Национально-монархическое движение, как известно, стерло все замыслы ограничения Самодержавия до такой степени, что теперь наши историки не могут даже с точностью восстановить, что именно успели бояре временно выхватить у Михаила. Во всяком случае, ограничительные условия были выброшены очень скоро в период непрерывного заседания Земских Соборов (между 1620-25 годами). Народ смотрел на пережитое бедствие как на Божью кару, торжественно обещал царю «поисправиться» и, заявляя Михаилу, что «без Государя Московскому государству стояти не мочно», «обрал» его «на всей его воле» (Романович).
Много тяжких испытаний и горьких оскорблений пришлось выносить народному чувству в XVIII веке, не обходилось без того и в XIX. Находилось постоянно немало и «своих русских воров» в новой форме. Но не изменила Россия своему идеалу, и когда Император, воспитанный республиканцем, готов был поднять руку на свою наследственную власть, он услышал тот же вечный русский протест:
«Если бы Александр, — пишет Карамзин в своей знаменитой записке[34], — вдохновленный великодушной ненавистью к злоупотреблениям самодержавия, взял перо для предписания себе иных законов, кроме Божиих и совести, то истинный гражданин российский дерзнул бы остановить его руку и сказать: „Государь, ты преступаешь границы своей власти. Наученная долговременными бедствиями, Россия пред святым алтарем вручила самодержавие твоему предку и требовала, да управляет ею верховно, нераздельно. Сей завет есть основание твоей власти: иной не имеешь. Можешь все, но не можешь законно ограничить ее“».
То же слово раздалось снова и позднее в минуту, снова напомнившую России смуту и колебания прошлых веков. «Сам Монарх, — заявил тогда М.Н. Катков, выражая историческую мысль целой страны, — сам Монарх не мог бы умалить полноту прав своих. Он властен не пользоваться ими, подвергая тем себя и государство опасностям, но он не мог бы отменить их, если бы и хотел»[35].

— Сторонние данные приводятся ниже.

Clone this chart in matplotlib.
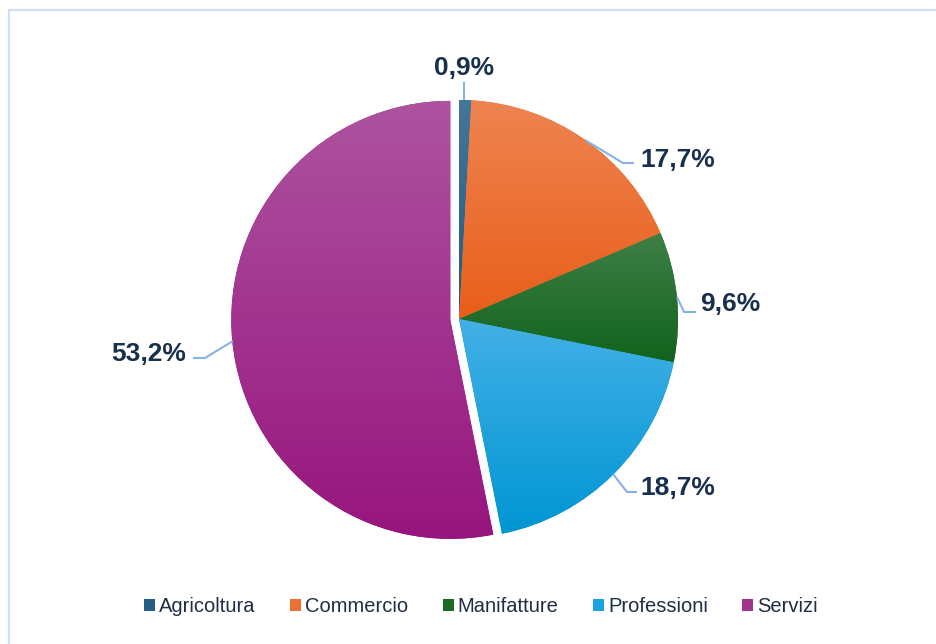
import numpy as np
import matplotlib
matplotlib.use("Agg")
import matplotlib.pyplot as plt
from matplotlib.patches import Rectangle, Patch
from matplotlib.colors import LinearSegmentedColormap

categories = ["Agricoltura", "Commercio", "Manifatture", "Professioni", "Servizi"]
values = [0.9, 17.7, 9.6, 18.7, 53.2]
labels = ["0,9%", "17,7%", "9,6%", "18,7%", "53,2%"]

top_colors = ["#44779A", "#EF8451", "#3F7F47", "#43B0E6", "#AD539F"]
bottom_colors = ["#1E5A80", "#E85E1A", "#11631D", "#0096D3", "#97157E"]
legend_colors = ["#245F84", "#EC7034", "#1A6B26", "#1BA3DD", "#A0338D"]
explode = [0, 0, 0, 0, 0.04]

W, H = 936, 644
R = 219.0
cx, cy = 459.0, 319.0

fig = plt.figure(figsize=(W / 100, H / 100), dpi=100)
ax = fig.add_axes([0, 0, 1, 1])

# border
fig.patches.append(Rectangle((8.5 / W, -0.1), 1.2, 1.1 - 10.5 / H, transform=fig.transFigure,
                             fill=False, edgecolor="#CFE0F5", linewidth=1.6, zorder=0))

wedges, _ = ax.pie(values, startangle=90, counterclock=False, explode=explode,
                   radius=1, center=(0, 0), wedgeprops=dict(linewidth=0),
                   frame=True)

grad = np.linspace(0, 1, 256).reshape(-1, 1)
for w, tc, bc in zip(wedges, top_colors, bottom_colors):
    w.set_facecolor(bc)
    ext = w.get_path().get_extents()
    cmap = LinearSegmentedColormap.from_list("g", [tc, bc])
    im = ax.imshow(grad, cmap=cmap, aspect="auto",
                   extent=[ext.x0, ext.x1, ext.y0, ext.y1], origin="upper",
                   interpolation="bilinear", zorder=2)
    im.set_clip_path(w)

ax.set_xlim(-cx / R, (W - cx) / R)
ax.set_ylim(-(H - cy) / R, cy / R)
ax.set_aspect("equal")
ax.axis("off")

def px(x, y):
    return ((x - cx) / R, (cy - y) / R)

# label placements (pixel positions) and leader line geometry
label_pos = [(464, 68, "center"), (640, 160, "left"), (700, 304, "left"),
             (640, 488, "left"), (186, 354, "right")]
leader_pts = [[(464, 100), (464, 82)],
              [(585, 140), (623, 163), (634, 163)],
              [(677, 297), (684, 312), (696, 312)],
              [(613, 474), (627, 492), (637, 492)],
              [(233, 341), (205, 358), (193, 358)]]

label_color = "#17304D"
for (lx, ly, ha), lab, pts in zip(label_pos, labels, leader_pts):
    xy = [px(*p) for p in pts]
    ax.plot([p[0] for p in xy], [p[1] for p in xy], color="#84B3E8",
            linewidth=1.5, zorder=3, solid_capstyle="butt")
    tx, ty = px(lx, ly)
    ax.text(tx, ty, lab, ha=ha, va="center", fontsize=19, fontweight="bold",
            color=label_color, family=["Liberation Sans", "DejaVu Sans"], zorder=4)

handles = [Patch(facecolor=c, edgecolor="none") for c in legend_colors]
leg = fig.legend(handles, categories, loc="center", ncol=5,
                 bbox_to_anchor=(481 / W, 1 - 607 / H), frameon=False,
                 prop={"family": ["Liberation Sans", "DejaVu Sans"], "size": 14.5},
                 handlelength=0.55, handleheight=0.55, handletextpad=0.2,
                 columnspacing=1.7, borderaxespad=0)
for t in leg.get_texts():
    t.set_color("#1E2E45")

fig.savefig("out.png", dpi=100)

В этих заявлениях выражается замечательно глубокое, инстинктивное проникновение смысла монархической идеи. Насколько сознательно в них понимание, почему не может ограничить свою власть Самодержавный Монарх. Не решусь сказать этого о М.Н. Каткове, который так удивительно много в этом отношении понимал. Но у Карамзина ясно говорил скорее русский инстинкт, так как Карамзин, не умея найти принципиального основания и под влиянием абсолютистских теорий века, прямо указывал на волю народа. Дело, однако, вовсе не в воле народа. Монарх, по смыслу своей идеи, даже и при воле на то народа не может ограничить своей власти, не совершая тем вместе с народом беззаконного (с монархической точки зрения) coup d’étât[36]. Ограничить Самодержавие — это значит упразднить Верховную власть нравственно-религиозного идеала, или, выражаясь языком веры, упразднить Верховную власть Божию в устроении общества. Кто бы этого ни хотел, Монарх или народ, положение дела от этого не изменяется. Совершается переворот (coup d’étât — удар по государству). Но если народ, потерявши веру в Бога, получает, так сказать, право бунта против Него, то уж Монарх ни в каком случае этого права не имеет, ибо он в отношении идеала есть только хранитель (depositaire — носитель) власти, доверенное лицо.